PARA JUIZ HERÓI DE ESPETÁCULO POPULARESCO DE BAIXA QUALIDADE
CONCEPTUAL, FORMAL E CULTURAL:
Artigo de Gregório Duvivier na Folha de São Paulo de hoje -- vale muito
a leitura:
“Três biografias para Sergio Moro."
Querido Sergio Moro, vi que você gosta de ler biografias, mas ainda
assim não consegue citar nenhuma. Entendo a dificuldade: imagino que esteja
muito empenhado tentando salvar a sua. Tomo a liberdade de indicar três obras
de não ficção — afinal de ficção já bastam suas sentenças.
“O Tiradentes”, do Lucas Figueiredo, conta a vida de um herói nacional —
aquilo que você imaginou que viria a ser, antes de virar figurante de
chanchada. Com base em documentos oficiais, Figueiredo perfila esse preso
político, único condenado de fato pela conspiração da qual ele era,
coincidentemente, o mais desvalido dos integrantes.
Seu advogado Dr. Oliveira Fagundes fez todo o showzinho da defesa e
compôs uma peça sólida, ignorada pelo juiz português — que, só se descobriu
depois, tinha chegado ao Rio, meses antes, com a sentença já escrita. Tudo
acredite se quiser se baseava em delações. O primeiro delator, Joaquim Silvério
dos Reis, um dos homens mais ricos e endividados da colônia, teve suas dívidas
perdoadas — mais ou menos como você perdoou, duas vezes, o doleiro Alberto
Youssef.
A corte também fez vista grossa pros conspiradores do Estado, que não
eram poucos. Talvez lhe pareça estranho, mas lembra de que você perdoou até o
Onyx.
Mas, claro, é preciso ser justo: ele se arrependeu.

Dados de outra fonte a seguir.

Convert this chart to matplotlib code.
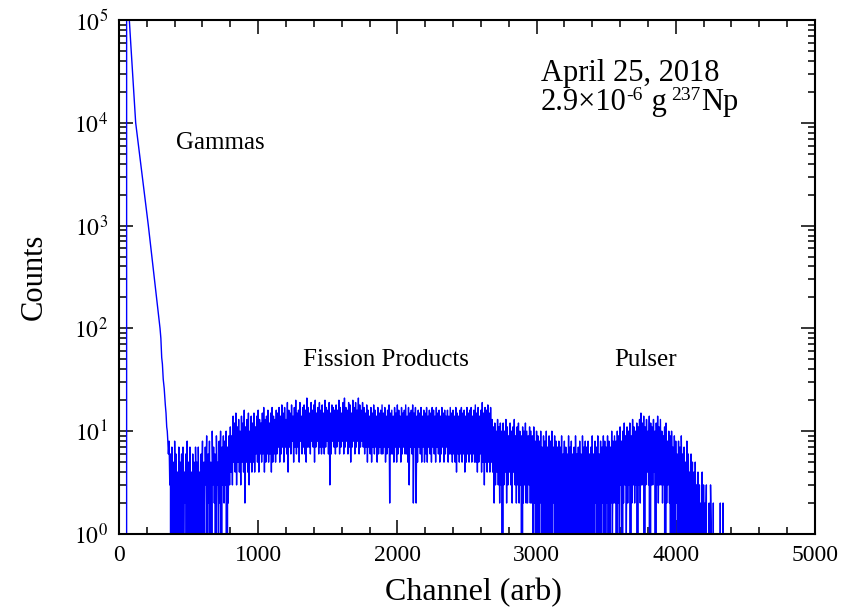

Vários foram os juízes que condenaram Tiradentes e, ainda assim, ninguém
se lembra do nome de nenhum. Isso pode te servir de consolo. Mesmo orquestrando
uma farsa que elegeu o homem que hoje te emprega, existem fortes chances de que
a história te esquecerá.
Mas talvez esteja cansado de política brasileira. “Medo”, do Bob
Woodward, não é exatamente uma biografia, mas a história das eleições em que um
bufão chegou ao poder. À sua volta, todos pensam que poderão usá-lo, sem
perceber que legitimaram um autocrata que os descartará na primeira
oportunidade.
Deviam ter suspeitado: não há papel mais triste — nem mais ingrato — que
o de ajudante de bufão.
Pra terminar, vale ler “Cartas da Prisão”, de Nelson Mandela. A coletânea
de cartas publicada pela Todavia conta a história de um líder político que
passou 27 anos na prisão após uma condenação. Desculpa o spoiler: o sujeito sai
da prisão ainda maior do que entrou, e termina presidente do país que o
prendeu.
Ah, não está ali o nome do juiz que o condenou. Ufa.”